Government Browser Standards consultation
10 September 2008
Dear Sirs
Re: Web site accessibility and “browser standards draft”
http://www.coi.gov.uk/documents/guidance/browser-standards-draft-v0-13.pdf
I fear there is a fundamentally incorrect assumption behind your consultation document on web site accessibility in the guise of “browser compatibility”.
I agree with the premise of your consultation, that Government and other web site owners should be assured that their sites will be accessible using all commonly used browsers, and on special browsers designed for the impaired.
However I believe this aim, of correct display on the most commonly used browsers, may be better achieved by ensuring adherence to the underlying standards which all conforming browsers – the majority – implement. This as distinct from creating something which “works” on particular browsers by quirk, rather than because it is correctly designed and programmed.
However this latter “design by quirk” is a major risk of recommending that web sites just developed by testing with the majority browsers, rather than requiring that the job be done to accepted and common interoperability standards – those for HTML, XML, and ECMAscript (Javascript). These standards are clear, public, and universally accepted as defining the means of correct interoperability, and they are backed up by freely available validation software.
As a result it is a simple matter to ensure that the web site output is correct and interoperable. This can be done as a routine part of development, even automatically, thus keeping costs down. Full browser compatibility checks can of course still be done but will be less necessary; for day to day use a check with one standards compliant browser will assure compliance with them all.
Your example in Appendix A supposes that every office of Government would have to review every function of every web site some six times, not a task likely to enthuse the tester and not one which is likely to be performed to consistent standards by the time the tester gets to the fifth or sixth browser. I would agree that reviewing your work on a browser is an essential part of the development cycle, but you will appreciate that reviewing every feature of a site by a human on each of four or five browsers, to ensure that it looks right and works right, is not a task that it is efficient to do very often.

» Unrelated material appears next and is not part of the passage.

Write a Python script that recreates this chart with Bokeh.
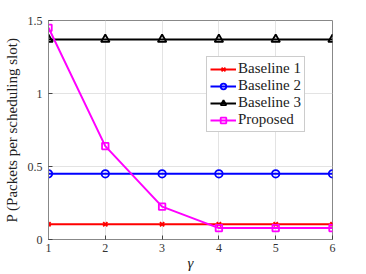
from bokeh.plotting import figure
from bokeh.models import FixedTicker, Legend, LegendItem
from bokeh.embed import file_html
from bokeh.resources import INLINE

gamma = [1, 2, 3, 4, 5, 6]
baseline1 = [0.105, 0.105, 0.105, 0.105, 0.105, 0.105]
baseline2 = [0.45, 0.45, 0.45, 0.45, 0.45, 0.45]
baseline3 = [1.37, 1.37, 1.37, 1.37, 1.37, 1.37]
proposed = [1.45, 0.64, 0.225, 0.078, 0.078, 0.078]
y_ticks = [0, 0.5, 1, 1.5]
y_tick_labels = {0: "0", 0.5: "0.5", 1: "1", 1.5: "1.5"}

FONT = "Liberation Serif"

p = figure(frame_width=284, frame_height=219, x_range=(1, 6), y_range=(0, 1.5),
           output_backend="svg", toolbar_location=None,
           min_border_left=47, min_border_top=20, min_border_right=27, min_border_bottom=34)
p.outline_line_color = "#888888"
p.outline_line_width = 1

for ax in (p.xaxis[0], p.yaxis[0]):
    ax.major_tick_in = 4
    ax.major_tick_out = 0
    ax.minor_tick_in = 0
    ax.minor_tick_out = 0
    ax.axis_line_color = "#888888"
    ax.major_tick_line_color = "#444444"
    ax.major_label_text_font = FONT
    ax.major_label_text_font_size = "12px"
    ax.major_label_text_color = "#333333"
    ax.axis_label_text_font = FONT
    ax.axis_label_text_color = "#222222"

p.xaxis.ticker = FixedTicker(ticks=gamma)
p.yaxis.ticker = FixedTicker(ticks=y_ticks)
p.yaxis.major_label_overrides = y_tick_labels
p.xaxis.major_label_standoff = 4
p.yaxis.major_label_standoff = 6

p.xaxis.axis_label = "γ"
p.xaxis.axis_label_text_font_style = "italic"
p.xaxis.axis_label_text_font_size = "15px"
p.xaxis.axis_label_standoff = 0
p.yaxis.axis_label = "P (Packets per scheduling slot)"
p.yaxis.axis_label_text_font_style = "normal"
p.yaxis.axis_label_text_font_size = "15px"
p.yaxis.axis_label_standoff = 5

p.xgrid.grid_line_color = "#e3e3e3"
p.ygrid.grid_line_color = "#e3e3e3"

items = []
l1 = p.line(gamma, baseline1, color="red", line_width=2)
m1 = p.scatter(gamma, baseline1, marker="x", size=6, line_color="red", line_width=1.8)
items.append(LegendItem(label="Baseline 1", renderers=[l1, m1]))
l2 = p.line(gamma, baseline2, color="blue", line_width=2)
m2 = p.scatter(gamma, baseline2, marker="circle", size=7.5, line_color="blue", fill_color=None, line_width=1.8)
items.append(LegendItem(label="Baseline 2", renderers=[l2, m2]))
l3 = p.line(gamma, baseline3, color="black", line_width=2)
m3 = p.scatter(gamma, baseline3, marker="triangle", size=8.5, line_color="black", fill_color=None, line_width=1.8)
items.append(LegendItem(label="Baseline 3", renderers=[l3, m3]))
l4 = p.line(gamma, proposed, color="magenta", line_width=2)
m4 = p.scatter(gamma, proposed, marker="square", size=6.5, line_color="magenta", fill_color=None, line_width=1.8)
items.append(LegendItem(label="Proposed", renderers=[l4, m4]))

legend = Legend(items=items, location=(158, 107))
legend.label_text_font = FONT
legend.label_text_font_size = "15px"
legend.label_text_color = "#222222"
legend.glyph_width = 26
legend.glyph_height = 14
legend.label_height = 14
legend.spacing = 0
legend.padding = 3
legend.margin = 0
legend.label_standoff = 2
legend.border_line_color = "#999999"
legend.background_fill_alpha = 1
p.add_layout(legend, "center")

open("out.html", "w").write(file_html(p, INLINE))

By ensuring web site output that is compliant to standards, as a regular intermediate validation step in web site production, you can be assured that as browser standards also strive towards compliance, you and the browser developers are working towards common goals of interoperability.
Another risk of just “developing to browser standards” rather than “developing to interoperable standards” is that browsers come and go and so do their quirks.
It is likely that some Government web sites may be in service for several years without any functional change being needed. It is inefficient to rewrite every site just to produce new output should vendor A, for instance, release a new version of Outernet Exploder which rewrites the rules on the quirks for “most common browser”. However even Outernet Exploder is very likely to have a “standards” mode, which can be invoked just by making the correct declaration of standards compatibility in the web site output.
A third benefit of building web sites to standards is that most if not all browsers for the impaired actually use the interoperable web standards in order to function. These standards define ways to provide alternative renderings as needed, and if you work to the standards, you are automatically as functional as possible, whether it is for Lynx or a special browser for impaired needs.
This can be as simple as providing meaningful “alt” texts on images, and destination titles and descriptions on hyperlinks, or provision of audio alternatives via standard HTML tags, or can help full cross-device compatibility by ensuring that all active (Javascript or Java) content also has HTML form-based alternatives available for those browsing on restricted devices.
Again this can all be achieved and verified by the use of public validation tools as a regular and integrated part of web site development procedures.
Use of common standards also aids in reorganisations. By means of CSS, two quite dissimilar web sites can be made to resemble one another without loss of function. I have made such a merge in my own web site between two web site production software tools, and because they both produce compliant HTML, it is simple to split the functions of my web site between them and still achieve a common look and user interface. I can also easily choose to keep formerly functional URLs in use as aliases, even when I reorganise the outer pages of my site to reflect the owner's changing priorities, as Government web sites will assuredly also have to do.
I believe this would be a major advantage in combatting “link rot” in Government web sites – something which has recently plagued my own use of the reorganised Disability Discrimination web sites, having invalidated all references from outside web sites as well as my extensive collection of Disability Discrimination bookmarks from prior to the reorganisation.
Finally, by mandating conformance to testable standards, work can safely be tendered out if desired, to strictly comparable cost bases, and still easily verified as meeting acceptance criteria.
In this way all users can be quite sure that your site will work correctly in any browser they choose, leading to user choice and empowerment, and your commitment to widest user availability is demonstrated to the widest possible audience.
In its present form I cannot agree at all with the Browser Standards Draft, and I hope you will give serious consideration to the points stated above.